Figure 7c shows the confusion matrix when using the accelerometer \(A_4\) mounted on the right hip, we notice that the recognition of classes: 9, 10 and 11 is improved by this sensor because of its contribution to the accomplishment of these tasks: To stand up then sit, Sit and Stand up. However, the system thus is unable to distinguish between the other classes.

As seen in Fig. 8, combing the scores acquired from these sensors leads to a discrimination between most of the actions, nonetheless, there remain some slight misclassifications between the action “punching” and “clapping” because of the similarity of hand movements.

As regards to WARD database, the misclassification occurs between the most similar actions as “walk forward”, “walk right” or “walk left” as shown in Fig. 9. Indeed, the walking speed differs from one person to another so the differentiation of these actions is a challenging task.

Finally, the classification accuracies of our method are encouraging as it decreases the number of misclassifications and provides important recognition rates.

7 Conclusions

In this chapter, an overview of different methodologies for human action recognition using accelerometer data have been introduced.
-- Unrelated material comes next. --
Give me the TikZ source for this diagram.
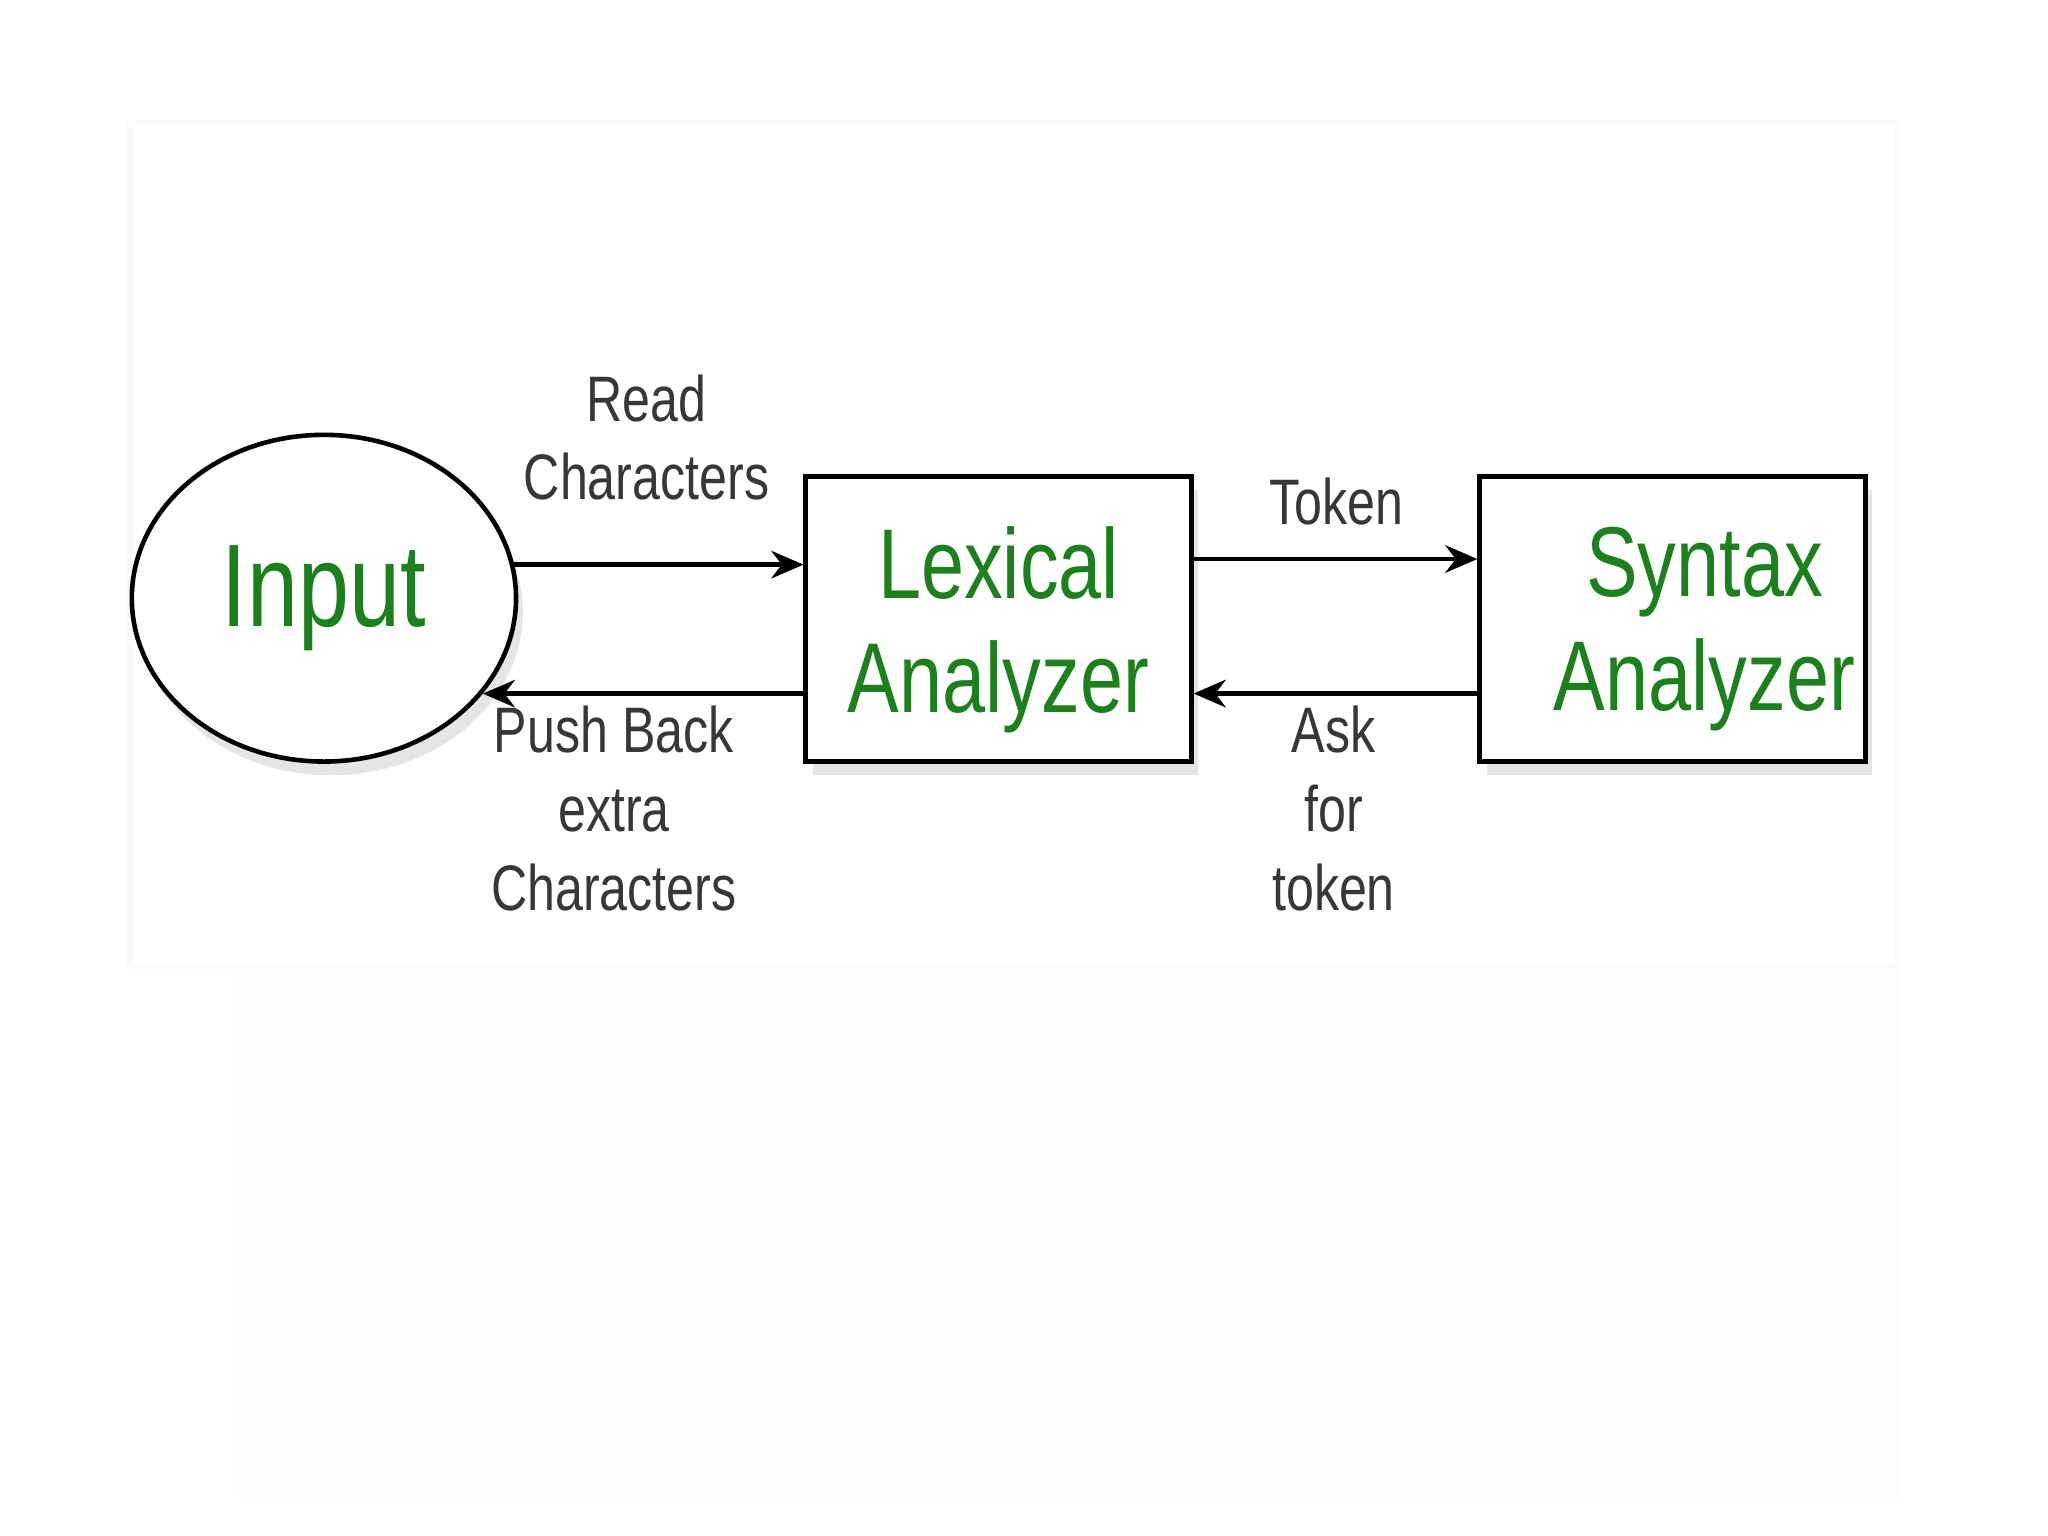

After we covered diverse sensors used to recognize human actions, we proved that the accelerometer seems to be the most efficient thanks to its benefits in this area of research. Furthermore, various applications related to human action recognition in many areas were outlined, and different approaches existing in the literature were reviewed. Moreover, we reported some publicly available datasets from human action recognition where the accelerometer data was provided. Afterward, a multi-level fusion framework was introduced using acceleration data from the most efficient accelerometers for each dataset used to evaluate this work. The multi-level fusion framework included a signal level, a feature level, a score level and a decision level. According to the results, the recognition rates were improved however; there remains some slight misclassification between the most similar classes.